Naturalmente per attenuare l’effetto dirompente che una campagna elettorale ha inevitabilmente (e l’effetto palude che il proporzionale produce specie nell’Italia della disgregazione), si tratterebbe di fissare prima alcune coordinate su questioni decisive per una vera modifica della Carta: l’assetto istituzionale di fondo (se l’Italia deve essere una repubblica presidenziale o se si può studiare una forma di premierato forte, tra Israele e la Germania), l’assetto delle regioni, da cui dipende anche la sorte del Senato (se rimaneggiarle per tagliare i costi o se pensare a una vera Italia federale con quattro macroregioni) infine l’avvio di una riforma della magistratura che non può partire dalle ferie dei togati bensì dalla questione dirimente: se dobbiamo mantenere una corporazione anomalmente unita o se come nelle migliori democrazie distinguiamo tra giudici assolutamente indipendenti e pubblica accusa la cui “funzione politica” è coordinata dagli organi della sovranità popolare (in una liberaldemocrazia ciò che attiene al “politico” non può essere sottratto a un ruolo di indirizzo delle istituzioni elette). Il problema, in questo senso, sarebbe di risolvere questi dilemmi non in una stanza oscura dove tutti i commi sono grigi (e scambiati non si sa mai con che cosa)  bensì grazie a tre grandi quesiti di un referendum propositivo del tipo di quello che ha rifondato l’Italia permettendo la scelta tra Repubblica e Monarchia.

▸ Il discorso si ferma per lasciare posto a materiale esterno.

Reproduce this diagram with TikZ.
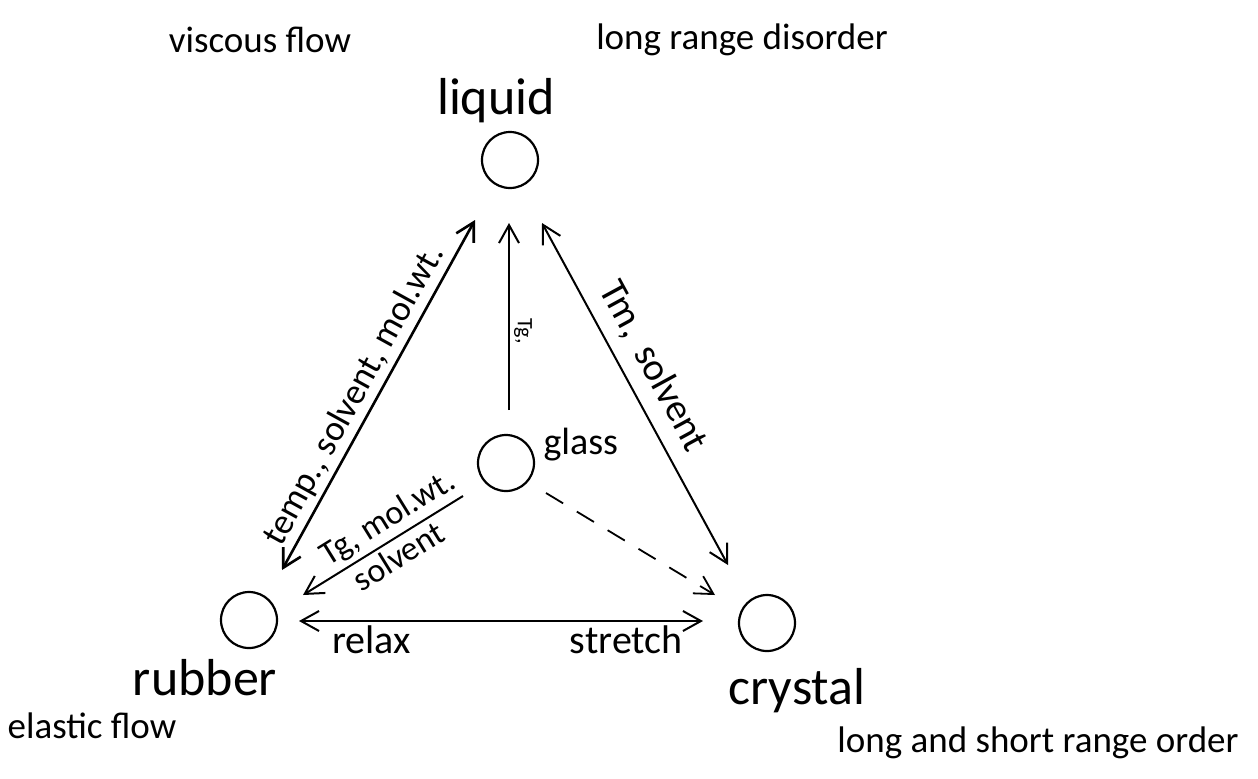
\documentclass[tikz,border=0pt]{standalone}
\usepackage{fontspec}
\setmainfont{Carlito}
\usepackage{tikz}
\usetikzlibrary{arrows.meta, positioning}
\tikzset{
  state/.style={
    circle, draw=black, line width=1.1pt, minimum size=28pt, inner sep=0pt
  },
  statelabel/.style={font=\fontsize{26}{29}\selectfont, inner sep=1pt},
  proplabel/.style={font=\fontsize{18.5}{21}\selectfont, inner sep=1pt},
  edgelabel/.style={font=\fontsize{18}{21}\selectfont, inner sep=2pt},
  barb/.tip={Straight Barb[length=9pt,width=10pt]},
  arrow/.style={-barb, line width=1pt, draw=black},
  dblarrow/.style={barb-barb, line width=1pt, draw=black},
  dasharrow/.style={-barb, line width=0.9pt, draw=black, dash pattern=on 10pt off 8pt}
}
\begin{document}
\begin{tikzpicture}[x=0.5pt, y=-0.5pt]
\useasboundingbox (0,0) rectangle (1258,778);

% states
\node[state] (liquid)  at (510,160) {};
\node[state] (glass)   at (506,463) {};
\node[state] (rubber)  at (249,620) {};
\node[state] (crystal) at (767,623) {};

\node[statelabel, above=3pt of liquid, xshift=-7pt] (liquidlbl) {liquid};
\node[statelabel, right=3pt of glass, yshift=9pt, font=\fontsize{19}{22}\selectfont] (glasslbl) {glass};
\node[statelabel, below=4pt of rubber, xshift=-22pt] (rubberlbl) {rubber};
\node[statelabel, below=7pt of crystal, xshift=15pt] (crystallbl) {crystal};

% properties
\node[proplabel] (viscous)  at (260,40)  {viscous flow};
\node[proplabel] (disorder) at (742,40)  {long range disorder};
\node[proplabel] (elastic)  at (92,726) {elastic flow};
\node[proplabel] (order)    at (1038,743) {long and short range order};

% transitions
\draw[dblarrow, line width=1.3pt] ([shift={(33,-50)}]rubber.center) -- ([shift={(-35,60)}]liquid.center)
  node[edgelabel, pos=0.47, sloped, above] {temp., solvent, mol.wt.};
\draw[arrow] ([shift={(3,-53)}]glass.center) -- ([shift={(-1,63)}]liquid.center)
  node[edgelabel, pos=0.42, rotate=-90, anchor=south, font=\fontsize{11}{13}\selectfont] {Tg,};
\draw[dblarrow] ([shift={(32,63)}]liquid.center) -- ([shift={(-39,-58)}]crystal.center)
  node[edgelabel, pos=0.46, sloped, above=4pt, font=\fontsize{19.5}{22}\selectfont] {Tm,\, solvent};
\draw[barb-, line width=1pt] ([shift={(54,-25)}]rubber.center) -- ([shift={(-43,33)}]glass.center)
  node[edgelabel, pos=0.6, sloped, above, font=\fontsize{17}{20}\selectfont] {Tg, mol.wt.}
  node[edgelabel, pos=0.54, sloped, below, font=\fontsize{17}{20}\selectfont] {solvent};
\draw[dasharrow] ([shift={(40,30)}]glass.center) -- ([shift={(-52,-28)}]crystal.center);
\draw[dblarrow] ([shift={(50,1)}]rubber.center) -- ([shift={(-64,-2)}]crystal.center)
  node[edgelabel, pos=0.18, below, font=\fontsize{20}{23}\selectfont] {relax}
  node[edgelabel, pos=0.81, below, font=\fontsize{20}{23}\selectfont] {stretch};

\end{tikzpicture}
\end{document}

Insomma un’elezione che ridia dignità e unificazione politica a un parlamento oggi allo sbando (lo si vede da come non viene consultato neppure sulle proposte di guerra in Libia) e insieme un’intesa tra le grandi forze responsabili perché tra due anni si vada a referendum indicativi che aprano la strada alla vera riforma delle istituzioni italiane.